- **Written exercise**:
Return the lines that follow, exactly as they appear, from the first through the one containing "(title) at (314,67)"; no pictures are to be included.
--- --- ---
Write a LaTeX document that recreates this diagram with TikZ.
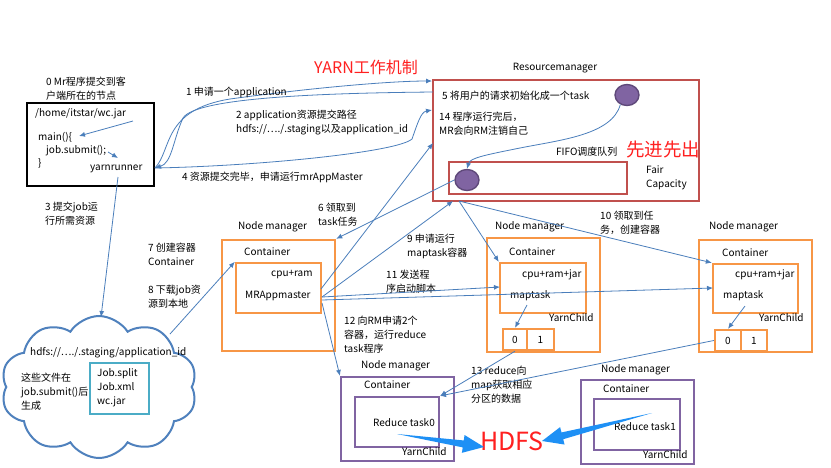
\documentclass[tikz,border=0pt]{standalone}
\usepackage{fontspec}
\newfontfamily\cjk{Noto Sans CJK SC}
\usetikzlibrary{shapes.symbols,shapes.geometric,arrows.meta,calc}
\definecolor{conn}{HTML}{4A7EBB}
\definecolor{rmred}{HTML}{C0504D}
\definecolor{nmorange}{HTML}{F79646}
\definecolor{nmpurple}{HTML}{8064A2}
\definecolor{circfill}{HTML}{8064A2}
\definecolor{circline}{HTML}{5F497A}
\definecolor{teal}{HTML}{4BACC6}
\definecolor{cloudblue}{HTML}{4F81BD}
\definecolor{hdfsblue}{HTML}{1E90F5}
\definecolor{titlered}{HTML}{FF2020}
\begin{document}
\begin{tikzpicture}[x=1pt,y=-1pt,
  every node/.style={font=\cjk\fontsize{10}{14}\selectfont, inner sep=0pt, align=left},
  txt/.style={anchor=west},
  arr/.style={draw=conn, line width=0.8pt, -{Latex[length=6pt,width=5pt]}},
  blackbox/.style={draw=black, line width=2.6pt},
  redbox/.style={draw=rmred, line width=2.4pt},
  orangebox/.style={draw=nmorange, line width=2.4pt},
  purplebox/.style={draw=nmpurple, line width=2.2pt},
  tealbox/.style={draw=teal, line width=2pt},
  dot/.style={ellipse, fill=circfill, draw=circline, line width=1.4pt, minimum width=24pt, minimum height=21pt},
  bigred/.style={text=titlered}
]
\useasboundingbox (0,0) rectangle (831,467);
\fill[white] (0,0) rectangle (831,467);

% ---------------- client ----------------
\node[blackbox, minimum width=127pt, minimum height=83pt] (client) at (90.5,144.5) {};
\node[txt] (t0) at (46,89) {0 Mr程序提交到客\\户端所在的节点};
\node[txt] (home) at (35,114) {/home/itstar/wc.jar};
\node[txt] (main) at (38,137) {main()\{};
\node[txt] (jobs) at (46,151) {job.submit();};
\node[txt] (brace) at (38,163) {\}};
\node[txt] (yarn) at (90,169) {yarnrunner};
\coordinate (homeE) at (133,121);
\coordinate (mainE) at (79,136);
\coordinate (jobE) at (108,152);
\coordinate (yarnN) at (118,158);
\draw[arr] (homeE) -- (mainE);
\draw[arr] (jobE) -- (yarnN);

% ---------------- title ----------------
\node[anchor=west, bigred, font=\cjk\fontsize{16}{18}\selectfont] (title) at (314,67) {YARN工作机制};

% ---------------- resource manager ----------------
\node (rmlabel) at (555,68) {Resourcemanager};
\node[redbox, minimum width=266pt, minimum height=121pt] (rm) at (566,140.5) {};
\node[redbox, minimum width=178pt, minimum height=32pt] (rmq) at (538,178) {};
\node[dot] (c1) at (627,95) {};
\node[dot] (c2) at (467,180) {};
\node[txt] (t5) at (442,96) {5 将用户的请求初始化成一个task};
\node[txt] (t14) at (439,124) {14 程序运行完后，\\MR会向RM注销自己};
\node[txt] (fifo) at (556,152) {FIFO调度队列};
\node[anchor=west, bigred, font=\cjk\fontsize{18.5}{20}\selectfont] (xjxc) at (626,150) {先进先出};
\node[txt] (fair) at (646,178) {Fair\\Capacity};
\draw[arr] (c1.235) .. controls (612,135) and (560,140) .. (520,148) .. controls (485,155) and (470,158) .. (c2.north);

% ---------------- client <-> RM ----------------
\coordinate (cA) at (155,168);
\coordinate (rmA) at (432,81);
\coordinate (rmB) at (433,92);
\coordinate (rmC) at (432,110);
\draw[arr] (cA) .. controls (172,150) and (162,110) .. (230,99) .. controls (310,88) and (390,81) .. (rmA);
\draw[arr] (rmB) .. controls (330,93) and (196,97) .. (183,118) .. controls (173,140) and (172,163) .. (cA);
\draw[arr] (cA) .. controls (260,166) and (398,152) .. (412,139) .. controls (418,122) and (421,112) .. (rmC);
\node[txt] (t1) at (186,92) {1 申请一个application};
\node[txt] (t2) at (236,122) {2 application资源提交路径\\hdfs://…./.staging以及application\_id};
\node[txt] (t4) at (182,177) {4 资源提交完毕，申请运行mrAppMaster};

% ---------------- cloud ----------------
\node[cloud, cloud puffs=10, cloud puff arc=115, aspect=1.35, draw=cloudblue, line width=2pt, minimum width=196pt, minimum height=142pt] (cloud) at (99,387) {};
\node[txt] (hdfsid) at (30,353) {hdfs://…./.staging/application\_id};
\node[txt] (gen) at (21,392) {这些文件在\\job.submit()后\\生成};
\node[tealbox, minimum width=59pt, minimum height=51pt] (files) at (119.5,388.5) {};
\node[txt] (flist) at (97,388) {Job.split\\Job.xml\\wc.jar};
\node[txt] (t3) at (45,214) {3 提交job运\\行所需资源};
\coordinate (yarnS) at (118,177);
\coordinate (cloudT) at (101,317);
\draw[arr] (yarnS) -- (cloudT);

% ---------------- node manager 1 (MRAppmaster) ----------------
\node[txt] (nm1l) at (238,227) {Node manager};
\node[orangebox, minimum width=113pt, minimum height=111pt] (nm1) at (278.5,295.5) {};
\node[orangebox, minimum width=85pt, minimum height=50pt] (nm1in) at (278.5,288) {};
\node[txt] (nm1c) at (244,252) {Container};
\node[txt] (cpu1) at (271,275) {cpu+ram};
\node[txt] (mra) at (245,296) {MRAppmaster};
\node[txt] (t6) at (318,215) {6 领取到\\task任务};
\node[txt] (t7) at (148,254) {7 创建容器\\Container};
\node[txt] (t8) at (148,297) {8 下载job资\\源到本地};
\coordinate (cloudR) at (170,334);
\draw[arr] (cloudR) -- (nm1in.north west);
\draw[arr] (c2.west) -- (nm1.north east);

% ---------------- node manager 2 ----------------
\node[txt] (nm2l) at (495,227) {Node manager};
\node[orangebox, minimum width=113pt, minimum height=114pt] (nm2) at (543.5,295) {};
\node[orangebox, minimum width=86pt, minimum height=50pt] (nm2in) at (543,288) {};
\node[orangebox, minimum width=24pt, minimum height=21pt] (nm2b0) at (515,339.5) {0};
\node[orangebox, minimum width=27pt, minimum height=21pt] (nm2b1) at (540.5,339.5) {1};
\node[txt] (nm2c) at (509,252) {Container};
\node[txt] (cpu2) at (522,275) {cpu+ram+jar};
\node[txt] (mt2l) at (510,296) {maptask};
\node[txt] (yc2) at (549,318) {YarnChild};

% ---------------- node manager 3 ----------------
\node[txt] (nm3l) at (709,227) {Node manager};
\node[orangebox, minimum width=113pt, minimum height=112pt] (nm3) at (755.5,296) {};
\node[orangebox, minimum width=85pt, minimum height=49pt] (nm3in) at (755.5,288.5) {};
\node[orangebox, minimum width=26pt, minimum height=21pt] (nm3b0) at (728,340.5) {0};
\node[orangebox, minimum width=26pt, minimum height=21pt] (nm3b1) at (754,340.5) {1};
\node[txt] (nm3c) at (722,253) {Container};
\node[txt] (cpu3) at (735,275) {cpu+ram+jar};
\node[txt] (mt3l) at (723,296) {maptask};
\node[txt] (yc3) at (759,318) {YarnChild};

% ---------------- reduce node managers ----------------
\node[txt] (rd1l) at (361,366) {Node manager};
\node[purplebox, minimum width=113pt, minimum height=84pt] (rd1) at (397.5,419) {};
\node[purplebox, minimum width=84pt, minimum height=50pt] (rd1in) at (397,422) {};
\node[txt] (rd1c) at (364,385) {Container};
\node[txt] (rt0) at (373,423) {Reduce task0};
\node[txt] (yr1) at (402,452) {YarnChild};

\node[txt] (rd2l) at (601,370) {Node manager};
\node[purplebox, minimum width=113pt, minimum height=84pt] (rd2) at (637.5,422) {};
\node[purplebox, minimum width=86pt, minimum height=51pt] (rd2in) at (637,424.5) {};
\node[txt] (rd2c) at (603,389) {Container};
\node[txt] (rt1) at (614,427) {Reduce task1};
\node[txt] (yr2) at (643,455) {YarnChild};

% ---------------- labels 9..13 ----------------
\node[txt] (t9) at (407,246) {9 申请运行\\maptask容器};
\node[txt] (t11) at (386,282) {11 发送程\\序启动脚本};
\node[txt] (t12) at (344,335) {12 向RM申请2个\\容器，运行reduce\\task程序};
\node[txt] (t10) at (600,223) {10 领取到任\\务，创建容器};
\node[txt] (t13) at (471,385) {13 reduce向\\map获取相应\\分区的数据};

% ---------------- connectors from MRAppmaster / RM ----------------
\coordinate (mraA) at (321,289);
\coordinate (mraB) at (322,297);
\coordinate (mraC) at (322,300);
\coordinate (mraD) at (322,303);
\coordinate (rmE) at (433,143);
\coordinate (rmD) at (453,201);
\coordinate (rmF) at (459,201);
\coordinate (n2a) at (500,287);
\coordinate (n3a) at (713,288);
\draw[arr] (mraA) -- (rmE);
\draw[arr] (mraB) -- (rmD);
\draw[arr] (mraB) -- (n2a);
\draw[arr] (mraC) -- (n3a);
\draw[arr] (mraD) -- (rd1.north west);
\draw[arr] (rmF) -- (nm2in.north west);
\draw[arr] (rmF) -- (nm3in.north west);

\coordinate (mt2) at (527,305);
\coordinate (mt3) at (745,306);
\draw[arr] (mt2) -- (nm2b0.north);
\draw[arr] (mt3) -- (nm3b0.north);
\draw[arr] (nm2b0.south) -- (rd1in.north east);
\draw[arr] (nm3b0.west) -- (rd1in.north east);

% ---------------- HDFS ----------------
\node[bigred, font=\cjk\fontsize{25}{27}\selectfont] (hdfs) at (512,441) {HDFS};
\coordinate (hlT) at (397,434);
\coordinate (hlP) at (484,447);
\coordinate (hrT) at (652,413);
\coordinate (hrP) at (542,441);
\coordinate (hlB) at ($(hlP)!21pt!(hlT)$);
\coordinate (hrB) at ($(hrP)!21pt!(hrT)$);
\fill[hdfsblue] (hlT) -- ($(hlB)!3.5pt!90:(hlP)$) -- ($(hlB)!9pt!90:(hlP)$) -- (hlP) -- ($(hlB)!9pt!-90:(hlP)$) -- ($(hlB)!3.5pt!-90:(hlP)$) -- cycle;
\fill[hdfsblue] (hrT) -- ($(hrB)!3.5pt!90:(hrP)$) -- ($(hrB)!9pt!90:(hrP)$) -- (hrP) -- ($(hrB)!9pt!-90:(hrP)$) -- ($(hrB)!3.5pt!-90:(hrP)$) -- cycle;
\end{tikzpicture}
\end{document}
--- --- ---
- **Solution for this task**:
Write a LaTeX document that recreates this diagram with TikZ.
\documentclass[tikz,border=0pt]{standalone}
\usepackage{fontspec}
\newfontfamily\cjk{Noto Sans CJK SC}
\usetikzlibrary{shapes.symbols,shapes.geometric,arrows.meta,calc}
\definecolor{conn}{HTML}{4A7EBB}
\definecolor{rmred}{HTML}{C0504D}
\definecolor{nmorange}{HTML}{F79646}
\definecolor{nmpurple}{HTML}{8064A2}
\definecolor{circfill}{HTML}{8064A2}
\definecolor{circline}{HTML}{5F497A}
\definecolor{teal}{HTML}{4BACC6}
\definecolor{cloudblue}{HTML}{4F81BD}
\definecolor{hdfsblue}{HTML}{1E90F5}
\definecolor{titlered}{HTML}{FF2020}
\begin{document}
\begin{tikzpicture}[x=1pt,y=-1pt,
  every node/.style={font=\cjk\fontsize{10}{14}\selectfont, inner sep=0pt, align=left},
  txt/.style={anchor=west},
  arr/.style={draw=conn, line width=0.8pt, -{Latex[length=6pt,width=5pt]}},
  blackbox/.style={draw=black, line width=2.6pt},
  redbox/.style={draw=rmred, line width=2.4pt},
  orangebox/.style={draw=nmorange, line width=2.4pt},
  purplebox/.style={draw=nmpurple, line width=2.2pt},
  tealbox/.style={draw=teal, line width=2pt},
  dot/.style={ellipse, fill=circfill, draw=circline, line width=1.4pt, minimum width=24pt, minimum height=21pt},
  bigred/.style={text=titlered}
]
\useasboundingbox (0,0) rectangle (831,467);
\fill[white] (0,0) rectangle (831,467);

% ---------------- client ----------------
\node[blackbox, minimum width=127pt, minimum height=83pt] (client) at (90.5,144.5) {};
\node[txt] (t0) at (46,89) {0 Mr程序提交到客\\户端所在的节点};
\node[txt] (home) at (35,114) {/home/itstar/wc.jar};
\node[txt] (main) at (38,137) {main()\{};
\node[txt] (jobs) at (46,151) {job.submit();};
\node[txt] (brace) at (38,163) {\}};
\node[txt] (yarn) at (90,169) {yarnrunner};
\coordinate (homeE) at (133,121);
\coordinate (mainE) at (79,136);
\coordinate (jobE) at (108,152);
\coordinate (yarnN) at (118,158);
\draw[arr] (homeE) -- (mainE);
\draw[arr] (jobE) -- (yarnN);

% ---------------- title ----------------
\node[anchor=west, bigred, font=\cjk\fontsize{16}{18}\selectfont] (title) at (314,67) {YARN工作机制};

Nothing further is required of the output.